Alynda Lee Segarra’s life is straight out of a strange folk song. A Puerto Rican girl who grew up in the Bronx, she immersed herself in the downtown punk scene and started a band. At 17, she ran away from home, rode freight trains across the country, and wound up in New Orleans. There, Segarra fell in with street musicians and took to playing rhythm on a washboard. She soon graduated to a banjo and formed Hurray for the Riff Raff.

The band’s latest album, Small Town Heroes, features songs drenched in the sounds of American folk and country but with lyrics that speak to thoroughly modern concerns. “Folk music is so great because it’s a conversation throughout the generations,” Segarra says.

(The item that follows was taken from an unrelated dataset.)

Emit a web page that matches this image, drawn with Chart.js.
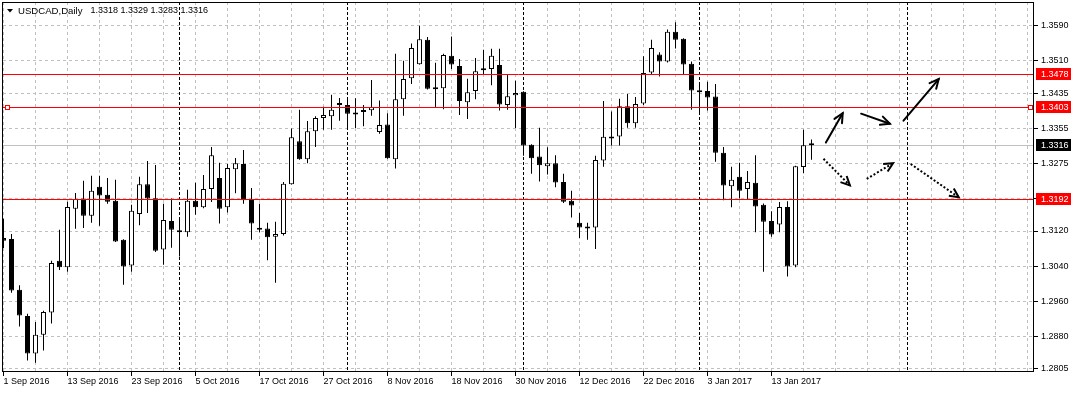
<!DOCTYPE html>
<html>
<head>
<meta charset="utf-8">
<title>USDCAD Daily</title>
<script src="https://cdn.jsdelivr.net/npm/chart.js@4.4.1/dist/chart.umd.min.js"></script>
<style>
  html, body { margin: 0; padding: 0; background: #fff; }
  #wrap { width: 1074px; height: 393px; position: relative; }
</style>
</head>
<body>
<div id="wrap"><canvas id="candles"></canvas></div>
<script>
// daily OHLC, 1 Sep 2016 .. 20 Jan 2017 (one value per bar)
const open = [1.3104, 1.3102, 1.2986, 1.2926, 1.2840, 1.2883, 1.2934, 1.3052, 1.3037, 1.3171,
  1.3194, 1.3155, 1.3221, 1.3203, 1.3189, 1.3100, 1.3041, 1.3159, 1.3227, 1.3195,
  1.3078, 1.3143, 1.3122, 1.3117, 1.3189, 1.3174, 1.3216, 1.3241, 1.3174, 1.3261,
  1.3273, 1.3191, 1.3127, 1.3126, 1.3107, 1.3113, 1.3227, 1.3325, 1.3284, 1.3348,
  1.3378, 1.3382, 1.3408, 1.3408, 1.3389, 1.3395, 1.3396, 1.3346, 1.3363, 1.3284,
  1.3421, 1.3469, 1.3501, 1.3557, 1.3446, 1.3446, 1.3520, 1.3497, 1.3414, 1.3440,
  1.3490, 1.3490, 1.3499, 1.3408, 1.3430, 1.3438, 1.3317, 1.3290, 1.3268, 1.3275,
  1.3232, 1.3189, 1.3139, 1.3129, 1.3128, 1.3281, 1.3335, 1.3336, 1.3405, 1.3366,
  1.3411, 1.3482, 1.3523, 1.3507, 1.3575, 1.3559, 1.3502, 1.3437, 1.3440, 1.3427,
  1.3299, 1.3222, 1.3244, 1.3216, 1.3230, 1.3180, 1.3143, 1.3135, 1.3175, 1.3041,
  1.3266, 1.3318];
const high = [1.3148, 1.3113, 1.2996, 1.2931, 1.2912, 1.2938, 1.3052, 1.3123, 1.3187, 1.3207,
  1.3235, 1.3246, 1.3246, 1.3241, 1.3237, 1.3101, 1.3180, 1.3244, 1.3280, 1.3271,
  1.3182, 1.3194, 1.3149, 1.3214, 1.3230, 1.3248, 1.3312, 1.3276, 1.3273, 1.3287,
  1.3305, 1.3218, 1.3182, 1.3139, 1.3141, 1.3232, 1.3354, 1.3397, 1.3371, 1.3382,
  1.3404, 1.3431, 1.3424, 1.3424, 1.3423, 1.3408, 1.3465, 1.3418, 1.3389, 1.3525,
  1.3509, 1.3548, 1.3589, 1.3563, 1.3504, 1.3525, 1.3564, 1.3513, 1.3468, 1.3515,
  1.3534, 1.3536, 1.3536, 1.3478, 1.3463, 1.3439, 1.3318, 1.3356, 1.3311, 1.3293,
  1.3251, 1.3212, 1.3161, 1.3139, 1.3292, 1.3417, 1.3393, 1.3422, 1.3433, 1.3426,
  1.3519, 1.3557, 1.3528, 1.3580, 1.3597, 1.3560, 1.3507, 1.3456, 1.3461, 1.3456,
  1.3312, 1.3267, 1.3276, 1.3257, 1.3293, 1.3183, 1.3165, 1.3186, 1.3188, 1.3269,
  1.3351, 1.3329];
const low = [1.3081, 1.2979, 1.2902, 1.2824, 1.2819, 1.2847, 1.2909, 1.3031, 1.3027, 1.3125,
  1.3127, 1.3139, 1.3132, 1.3182, 1.3095, 1.2997, 1.3027, 1.3133, 1.3161, 1.3072,
  1.3043, 1.3082, 1.3062, 1.3107, 1.3157, 1.3172, 1.3186, 1.3137, 1.3162, 1.3206,
  1.3182, 1.3100, 1.3117, 1.3053, 1.3002, 1.3110, 1.3226, 1.3283, 1.3275, 1.3312,
  1.3351, 1.3351, 1.3372, 1.3355, 1.3355, 1.3359, 1.3383, 1.3342, 1.3285, 1.3263,
  1.3383, 1.3456, 1.3500, 1.3443, 1.3403, 1.3398, 1.3490, 1.3385, 1.3376, 1.3421,
  1.3476, 1.3453, 1.3395, 1.3397, 1.3355, 1.3292, 1.3251, 1.3233, 1.3249, 1.3220,
  1.3184, 1.3151, 1.3104, 1.3100, 1.3079, 1.3267, 1.3315, 1.3315, 1.3356, 1.3356,
  1.3408, 1.3477, 1.3473, 1.3505, 1.3537, 1.3477, 1.3397, 1.3387, 1.3395, 1.3278,
  1.3190, 1.3174, 1.3194, 1.3191, 1.3117, 1.3027, 1.3107, 1.3117, 1.3016, 1.3037,
  1.3252, 1.3283];
const close = [1.3098, 1.2984, 1.2927, 1.2840, 1.2883, 1.2935, 1.3047, 1.3037, 1.3175, 1.3193,
  1.3155, 1.3212, 1.3201, 1.3187, 1.3096, 1.3039, 1.3166, 1.3227, 1.3194, 1.3075,
  1.3145, 1.3123, 1.3117, 1.3189, 1.3174, 1.3216, 1.3293, 1.3171, 1.3264, 1.3275,
  1.3190, 1.3137, 1.3123, 1.3106, 1.3113, 1.3228, 1.3334, 1.3284, 1.3348, 1.3378,
  1.3385, 1.3397, 1.3408, 1.3388, 1.3386, 1.3392, 1.3403, 1.3362, 1.3286, 1.3421,
  1.3467, 1.3538, 1.3558, 1.3445, 1.3444, 1.3522, 1.3500, 1.3417, 1.3437, 1.3485,
  1.3487, 1.3520, 1.3409, 1.3428, 1.3435, 1.3315, 1.3286, 1.3270, 1.3275, 1.3231,
  1.3187, 1.3178, 1.3128, 1.3126, 1.3282, 1.3335, 1.3331, 1.3405, 1.3366, 1.3410,
  1.3481, 1.3538, 1.3507, 1.3575, 1.3557, 1.3500, 1.3441, 1.3437, 1.3425, 1.3299,
  1.3224, 1.3237, 1.3212, 1.3232, 1.3176, 1.3141, 1.3112, 1.3175, 1.3039, 1.3268,
  1.3316, 1.3316];

// one date label every 8 bars
const dateLabels = ['1 Sep 2016', '13 Sep 2016', '23 Sep 2016', '5 Oct 2016', '17 Oct 2016',
  '27 Oct 2016', '8 Nov 2016', '18 Nov 2016', '30 Nov 2016', '12 Dec 2016',
  '22 Dec 2016', '3 Jan 2017', '13 Jan 2017'];
const priceTicks = [1.2805, 1.2880, 1.2960, 1.3040, 1.3120, 1.3195, 1.3275, 1.3355, 1.3435, 1.3510, 1.3590];

const levels = [1.3478, 1.3403, 1.3192];   // red horizontal lines
const bid = 1.3316;
const monthStarts = [22, 43, 65, 87, 113];  // bar index of period separators
const header = ['USDCAD,Daily', '1.3318 1.3329 1.3283 1.3316'];

// hand drawn arrows: [barFrom, priceFrom, barTo, priceTo]
const solidArrows = [[102.8, 1.3322, 104.9, 1.3389], [107.2, 1.3388, 110.8, 1.3365], [112.5, 1.3372, 116.9, 1.3467]];
const dottedArrows = [[102.5, 1.3285, 105.8, 1.3224], [107.9, 1.3239, 111.2, 1.3275], [113.4, 1.3273, 119.4, 1.3197]];

const gridSteps = [];
for (let i = 0; i <= 128; i += 4) gridSteps.push(i);

Chart.defaults.font.family = '"Liberation Sans", Arial, sans-serif';
Chart.defaults.font.size = 9;
Chart.defaults.color = '#000';

function drawArrow(ctx, x1, y1, x2, y2, dotted) {
  ctx.setLineDash(dotted ? [2, 2] : []);
  ctx.beginPath();
  ctx.moveTo(x1, y1);
  ctx.lineTo(x2, y2);
  ctx.stroke();
  const a = Math.atan2(y2 - y1, x2 - x1);
  const len = 10;
  ctx.setLineDash([]);
  ctx.beginPath();
  ctx.moveTo(x2 - len * Math.cos(a - 0.45), y2 - len * Math.sin(a - 0.45));
  ctx.lineTo(x2, y2);
  ctx.lineTo(x2 - len * Math.cos(a + 0.45), y2 - len * Math.sin(a + 0.45));
  ctx.stroke();
}

const overlay = {
  id: 'overlay',
  beforeDatasetsDraw(chart) {
    const {ctx, chartArea: a, scales: {x, y}} = chart;
    ctx.save();
    ctx.lineWidth = 1;
    ctx.strokeStyle = '#000';
    ctx.setLineDash([3, 2]);
    monthStarts.forEach(i => {
      const px = Math.round(x.getPixelForValue(i) - 0.5) + 0.5;
      ctx.beginPath();
      ctx.moveTo(px, a.top);
      ctx.lineTo(px, a.bottom);
      ctx.stroke();
    });
    ctx.setLineDash([]);
    ctx.strokeStyle = '#c0c0c0';
    const by = Math.round(y.getPixelForValue(bid)) + 0.5;
    ctx.beginPath();
    ctx.moveTo(a.left, by);
    ctx.lineTo(a.right, by);
    ctx.stroke();
    ctx.restore();
  },
  afterDatasetsDraw(chart) {
    const {ctx, chartArea: a, scales: {x, y}} = chart;
    ctx.save();
    ctx.lineWidth = 1;
    ctx.strokeStyle = '#ff0000';
    levels.forEach(v => {
      const py = Math.round(y.getPixelForValue(v)) + 0.5;
      ctx.beginPath();
      ctx.moveTo(a.left, py);
      ctx.lineTo(a.right, py);
      ctx.stroke();
    });
    // selection squares on the middle level
    const sy = Math.round(y.getPixelForValue(levels[1])) + 0.5;
    ctx.fillStyle = '#fff';
    [a.left + 2.5, a.right - 5.5].forEach(sx => {
      ctx.fillRect(sx, sy - 2, 4, 4);
      ctx.strokeRect(sx, sy - 2, 4, 4);
    });
    ctx.strokeStyle = '#000';
    ctx.lineWidth = 2;
    ctx.lineCap = 'round';
    solidArrows.forEach(r => drawArrow(ctx, x.getPixelForValue(r[0]), y.getPixelForValue(r[1]),
      x.getPixelForValue(r[2]), y.getPixelForValue(r[3]), false));
    ctx.lineCap = 'butt';
    dottedArrows.forEach(r => drawArrow(ctx, x.getPixelForValue(r[0]), y.getPixelForValue(r[1]),
      x.getPixelForValue(r[2]), y.getPixelForValue(r[3]), true));
    ctx.restore();
  },
  afterDraw(chart) {
    const {ctx, chartArea: a, scales: {y}} = chart;
    ctx.save();
    ctx.strokeStyle = '#000';
    ctx.lineWidth = 1;
    ctx.strokeRect(a.left - 0.5, a.top + 0.5, a.right - a.left, a.bottom - a.top - 1);
    // price labels on the axis
    ctx.font = '9px "Liberation Sans", Arial, sans-serif';
    ctx.textBaseline = 'middle';
    const tag = (v, bg) => {
      const py = Math.round(y.getPixelForValue(v));
      ctx.fillStyle = bg;
      ctx.fillRect(a.right + 2, py - 6, 35, 12);
      ctx.fillStyle = '#fff';
      ctx.fillText(v.toFixed(4), a.right + 7, py + 0.5);
    };
    levels.forEach(v => tag(v, '#ff0000'));
    tag(bid, '#000');
    // header
    ctx.fillStyle = '#000';
    ctx.beginPath();
    ctx.moveTo(7, 9);
    ctx.lineTo(13, 9);
    ctx.lineTo(10, 12.5);
    ctx.closePath();
    ctx.fill();
    ctx.font = '9.6px "Liberation Sans", Arial, sans-serif';
    ctx.fillText(header[0], 18, 11);
    ctx.font = '9px "Liberation Sans", Arial, sans-serif';
    ctx.fillText(header[1], 90.5, 11);
    ctx.restore();
  }
};

new Chart(document.getElementById('candles'), {
  type: 'bar',
  data: {
    datasets: [{
      data: open.map((o, i) => ({x: i, y: [o, close[i]]})),
      backgroundColor: c => close[c.dataIndex] > open[c.dataIndex] ? '#ffffff' : '#000000',
      borderColor: '#000',
      borderWidth: 1,
      borderSkipped: false,
      inflateAmount: 0,
      barThickness: 5,
      minBarLength: 2,
      grouped: false,
      order: 0
    }, {
      data: low.map((l, i) => ({x: i, y: [l, high[i]]})),
      backgroundColor: '#000',
      borderWidth: 0,
      inflateAmount: 0,
      barThickness: 1,
      grouped: false,
      order: 1
    }]
  },
  options: {
    responsive: true,
    maintainAspectRatio: false,
    animation: false,
    events: [],
    layout: { padding: { left: 3, top: 2, right: 0, bottom: 0 } },
    plugins: { legend: { display: false }, tooltip: { enabled: false } },
    scales: {
      x: {
        type: 'linear',
        offset: false,
        min: -0.0625,
        max: 128.8125,
        afterBuildTicks: s => { s.ticks = gridSteps.map(v => ({value: v})); },
        afterFit: s => { s.height = 21; s.paddingLeft = 0; s.paddingRight = 0; },
        ticks: {
          autoSkip: false,
          maxRotation: 0,
          align: 'start',
          padding: 0,
          callback: v => (v % 8 === 0 ? (dateLabels[v / 8] || '') : '')
        },
        grid: {
          offset: false,
          color: '#c0c0c0',
          tickLength: 4,
          tickBorderDash: [],
          tickColor: c => (c.index % 2 === 0 && c.index / 2 < dateLabels.length ? '#000' : 'rgba(0,0,0,0)')
        },
        border: { display: false, dash: [3, 3] }
      },
      y: {
        position: 'right',
        min: 1.2798,
        max: 1.3643,
        afterBuildTicks: s => { s.ticks = priceTicks.map(v => ({value: v})); },
        afterFit: s => { s.width = 40; s.paddingTop = 0; s.paddingBottom = 0; },
        ticks: { padding: 3, callback: v => v.toFixed(4) },
        grid: { color: '#c0c0c0', tickLength: 4, tickColor: '#000', tickBorderDash: [] },
        border: { display: false, dash: [3, 3] }
      }
    }
  },
  plugins: [overlay]
});
</script>
</body>
</html>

Her song “The Body Electric” responds to Johnny Cash’s classic murder ballad, “Delia’s Gone.” Segarra calls out to the murderous narrator of Cash’s tune, reminding him of the futility of violence:

Oh, and tell me what’s a man with a rifle in his hand
Gonna do for a world that’s just dying slow?    
Tell me what’s a man with a rifle in his hand
Gonna do for his daughter when it’s her turn to go?

The singer’s stylistic switch from punk to Americana came in what she calls a corny moment. Listening to an old-timey song off the O Brother, Where Art Thou? soundtrack, she was struck by how punk the lyrics felt — decrying capitalism and the cops. “All of the sudden I was like, ‘This is a really old idea,’” she says.

Hurray for the Riff Raff performs live in Studio 360 with Alynda Lee Segarra (vocals and guitar), Yosi Perlstein (violin), Casy McAllister (keyboards), Callie Millington (bass), and David Jamsion (drums).